Another left field recommendation - the Mental Bank Ledger system. It’s got a lot of prosperity-woo in the 2 hour seminar on YouTube (also self-hypnosis woo!), BUT I found it very useful for a) evaluating what I value in my life/how I spend my time and b) creating a structure for reflecting on how I spent my time on a given day. The cost is free, other than a few hours of your time to get started, then 5-15 minutes at the end of each day. They sell official books and such, but I just used my own blank notebook.

Based on your question and comment, I think you may want to try out an end-of-day system of journaling/updating an app rather than any in-the-moment tracking system. This will allow you to look at your days in a more holistic way and give you specific chances to reflect on friction points, failure points, recurring opportunities, etc. “how did I do today? What can I set up to make tomorrow better?”

I know it’s really tempting to want to outsource willpower and habit forming/breaking to a technology solution. And there probably are technology solutions to some is your issues! But I think you’ll have more success if you use a pen and paper journaling method to tackle your high-level time management, then find the specific cases where you need timers/alarms to stay on track.

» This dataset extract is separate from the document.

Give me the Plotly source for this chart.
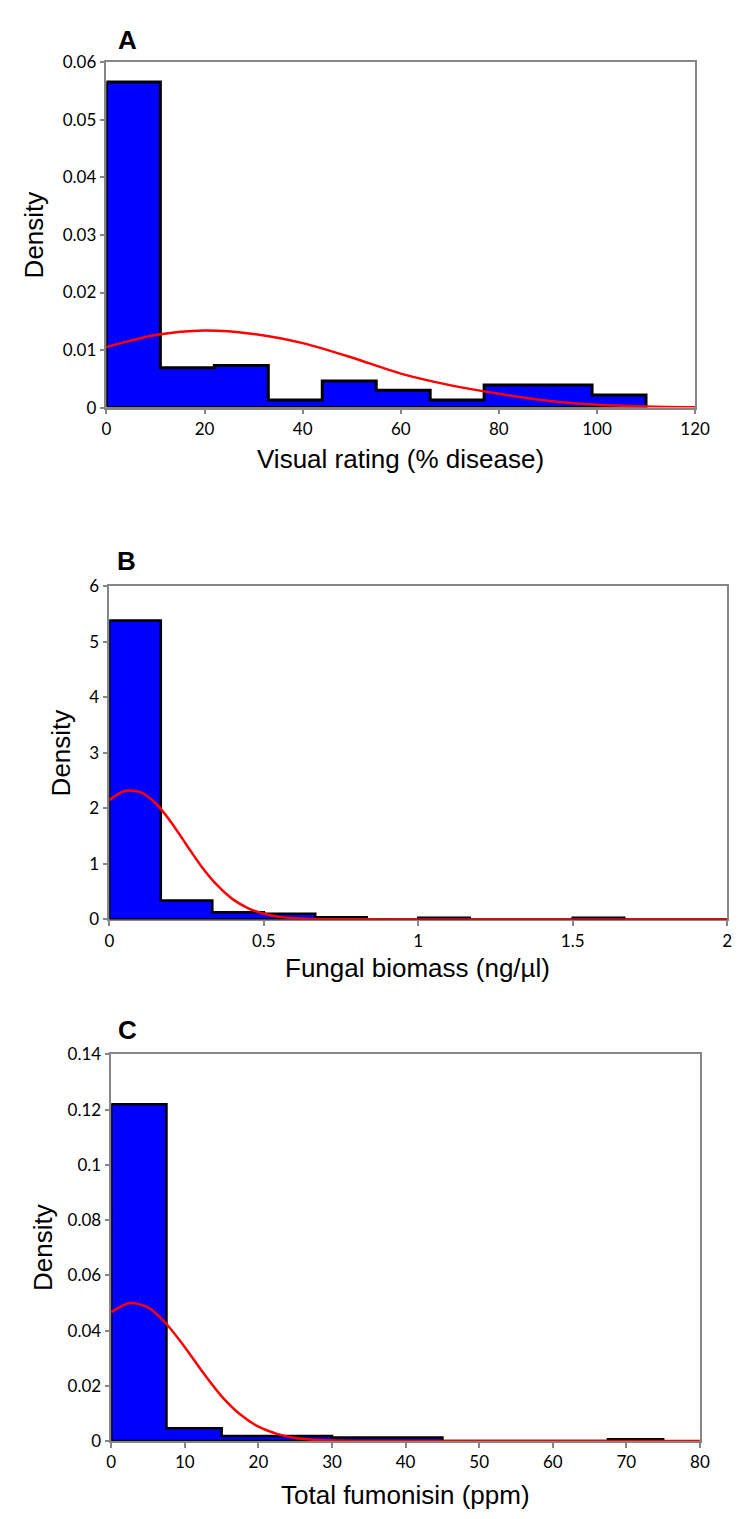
import plotly.graph_objects as go

# ---------------- Data ----------------
# Panel A: Visual rating (% disease)
A_bin_edges = [0, 11, 22, 33, 44, 55, 66, 77, 88, 99, 110]
A_density = [0.0566, 0.0069, 0.0073, 0.0013, 0.0046, 0.0030, 0.0013, 0.0039, 0.0039, 0.0022]
A_curve_x = [0, 10, 20, 30, 40, 50, 60, 70, 80, 90, 100, 110, 120]
A_curve_y = [0.0105, 0.0126, 0.0134, 0.0128, 0.0112, 0.0087, 0.0059, 0.0039, 0.0024, 0.0012, 0.0005, 0.0002, 0.00005]
A_xticks = [0, 20, 40, 60, 80, 100, 120]
A_yticks = [0, 0.01, 0.02, 0.03, 0.04, 0.05, 0.06]
A_yticklabels = ["0", "0.01", "0.02", "0.03", "0.04", "0.05", "0.06"]

# Panel B: Fungal biomass (ng/µl)
B_bin_edges = [0, 1/6, 2/6, 3/6, 4/6, 5/6, 1, 7/6, 8/6, 9/6, 10/6, 11/6, 2]
B_density = [5.38, 0.34, 0.13, 0.10, 0.04, 0.0, 0.03, 0.0, 0.0, 0.03, 0.0, 0.0]
B_curve_x = [0, 0.05, 0.1, 0.15, 0.2, 0.25, 0.3, 0.35, 0.4, 0.45, 0.5, 0.55, 0.6, 0.65, 0.7, 0.8, 1.0, 1.5, 2.0]
B_curve_y = [2.15, 2.31, 2.29, 2.09, 1.75, 1.34, 0.94, 0.61, 0.36, 0.20, 0.10, 0.045, 0.019, 0.007, 0.0026, 0.0002, 0, 0, 0]
B_xticks = [0, 0.5, 1, 1.5, 2]
B_xticklabels = ["0", "0.5", "1", "1.5", "2"]
B_yticks = [0, 1, 2, 3, 4, 5, 6]

# Panel C: Total fumonisin (ppm)
C_bin_edges = [0, 7.5, 15, 22.5, 30, 37.5, 45, 52.5, 60, 67.5, 75]
C_density = [0.122, 0.0046, 0.0018, 0.0018, 0.0013, 0.0013, 0.0, 0.0, 0.0, 0.0007]
C_curve_x = [0, 2.5, 5, 7.5, 10, 12.5, 15, 17.5, 20, 22.5, 25, 27.5, 30, 35, 40, 60, 80]
C_curve_y = [0.0467, 0.0500, 0.0484, 0.0424, 0.0340, 0.0247, 0.0162, 0.0097, 0.0052, 0.0026, 0.0011, 0.0005, 0.0002, 0.00002, 0, 0, 0]
C_xticks = [0, 10, 20, 30, 40, 50, 60, 70, 80]
C_yticks = [0, 0.02, 0.04, 0.06, 0.08, 0.1, 0.12, 0.14]
C_yticklabels = ["0", "0.02", "0.04", "0.06", "0.08", "0.1", "0.12", "0.14"]

panel_letters = ["A", "B", "C"]
x_titles = ["Visual rating (% disease)", "Fungal biomass (ng/µl)", "Total fumonisin (ppm)"]
y_title = "Density"

# ---------------- Figure ----------------
W, H = 741, 1519
fig = go.Figure()

TICKFONT = dict(family="Lato, 'Open Sans', sans-serif", size=17, color="#000000")
TITLEFONT = dict(family="'Liberation Sans', Arial, sans-serif", size=26, color="#000000")
AXIS_GRAY = "#868686"


def px_x(p):
    return p / W


def px_y(p):
    return 1 - p / H


def add_hist(edges, dens, cx, cy, xa, ya, outline_w):
    centers = [(edges[i] + edges[i + 1]) / 2 for i in range(len(dens))]
    widths = [edges[i + 1] - edges[i] for i in range(len(dens))]
    fig.add_trace(go.Bar(x=centers, y=dens, width=widths, marker=dict(color="#0000FF", line=dict(width=0)),
                         xaxis=xa, yaxis=ya, showlegend=False, hoverinfo="skip"))
    xs, ys = [edges[0]], [0]
    for i, h in enumerate(dens):
        xs += [edges[i], edges[i + 1]]
        ys += [h, h]
    xs += [edges[-1], edges[0]]
    ys += [0, 0]
    fig.add_trace(go.Scatter(x=xs, y=ys, mode="lines", line=dict(color="#000000", width=outline_w),
                             xaxis=xa, yaxis=ya, showlegend=False, hoverinfo="skip"))
    fig.add_trace(go.Scatter(x=cx, y=cy, mode="lines", line=dict(color="#FF0000", width=2.5, shape="spline", smoothing=0.8),
                             xaxis=xa, yaxis=ya, showlegend=False, hoverinfo="skip"))


add_hist(A_bin_edges, A_density, A_curve_x, A_curve_y, "x", "y", 3)
add_hist(B_bin_edges, B_density, B_curve_x, B_curve_y, "x2", "y2", 2.5)
add_hist(C_bin_edges, C_density, C_curve_x, C_curve_y, "x3", "y3", 2.5)

# plot areas in pixels: (left, right, top, bottom)
boxes = [(96, 701, 44, 394), (99, 734, 575, 913), (101, 706, 1050, 1442)]

common = dict(showline=True, linecolor=AXIS_GRAY, linewidth=1.5, mirror=True, ticks="outside",
              ticklen=5, tickcolor=AXIS_GRAY, tickwidth=1.5, showgrid=False, zeroline=False,
              tickfont=TICKFONT, layer="below traces", fixedrange=True)

axes_specs = [
    (dict(range=[0, 120], tickvals=A_xticks), dict(range=[0, 0.06], tickvals=A_yticks, ticktext=A_yticklabels)),
    (dict(range=[0, 2], tickvals=B_xticks, ticktext=B_xticklabels), dict(range=[0, 6], tickvals=B_yticks)),
    (dict(range=[0, 80], tickvals=C_xticks), dict(range=[0, 0.14], tickvals=C_yticks, ticktext=C_yticklabels)),
]

layout_axes = {}
for i, ((l, r, t, b), (xs, ys)) in enumerate(zip(boxes, axes_specs)):
    suffix = "" if i == 0 else str(i + 1)
    xa = dict(common, domain=[px_x(l), px_x(r)], anchor="y" + suffix, **xs)
    ya = dict(common, domain=[px_y(b), px_y(t)], anchor="x" + suffix, **ys)
    layout_axes["xaxis" + suffix] = xa
    layout_axes["yaxis" + suffix] = ya

annotations = []
letter_pos = [(118, 21), (117, 550), (118, 1025)]
for (x, y), letter in zip(letter_pos, panel_letters):
    annotations.append(dict(text="<b>%s</b>" % letter, x=px_x(x), y=px_y(y), xref="paper", yref="paper",
                            showarrow=False, xanchor="center", yanchor="middle",
                            font=dict(family="'Liberation Sans', Arial, sans-serif", size=26, color="#000000")))

xtitle_pos = [(398, 446), (416, 962), (403, 1497)]
for (x, y), t in zip(xtitle_pos, x_titles):
    annotations.append(dict(text=t, x=px_x(x), y=px_y(y), xref="paper", yref="paper", showarrow=False,
                            xanchor="center", yanchor="middle", font=TITLEFONT))

ytitle_pos = [(22, 219), (49, 744), (31, 1246)]
for (x, y) in ytitle_pos:
    annotations.append(dict(text=y_title, x=px_x(x), y=px_y(y), xref="paper", yref="paper", showarrow=False,
                            xanchor="center", yanchor="middle", textangle=-90, font=TITLEFONT))

fig.update_layout(
    width=W, height=H, margin=dict(l=0, r=0, t=0, b=0),
    paper_bgcolor="#FFFFFF", plot_bgcolor="#FFFFFF",
    bargap=0, barmode="overlay", showlegend=False,
    annotations=annotations, **layout_axes,
)

fig.write_html("out.html")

Re:timers- I used to have an app on my phone which would chime/vibrate every 15 minutes between 9am and 9pm. It was the right level of obtrusive where if I was focusing on the right thing, I could dismiss it as “yep, time is passing” and stay in flow, but if I was off on the wrong kind of rabbit hole, it would remind me that time is passing and I had a chance to pull back to reality. My phone stopped supporting the one I used before, but the nice side effect of it is I’m a bit desensitized to basic push notifications on my phone, and I don’t instantly check every message (unless it’s work hours and I’m on call)
posted by itesser at 1:34 PM on January 24, 2022 [2 favorites]

Both the apps I recommended will easily let you block off longer periods of time without interruption. PCT makes it a lot quicker to do that than FTD, because it's always asks you to confirm the length of the work session each time you start one, so it's extra easy to set a custom duration. But FTD lets you start a task for which you've allotted a custom duration instead of starting a standard pomodoro and that also ensures you won't be interrupted.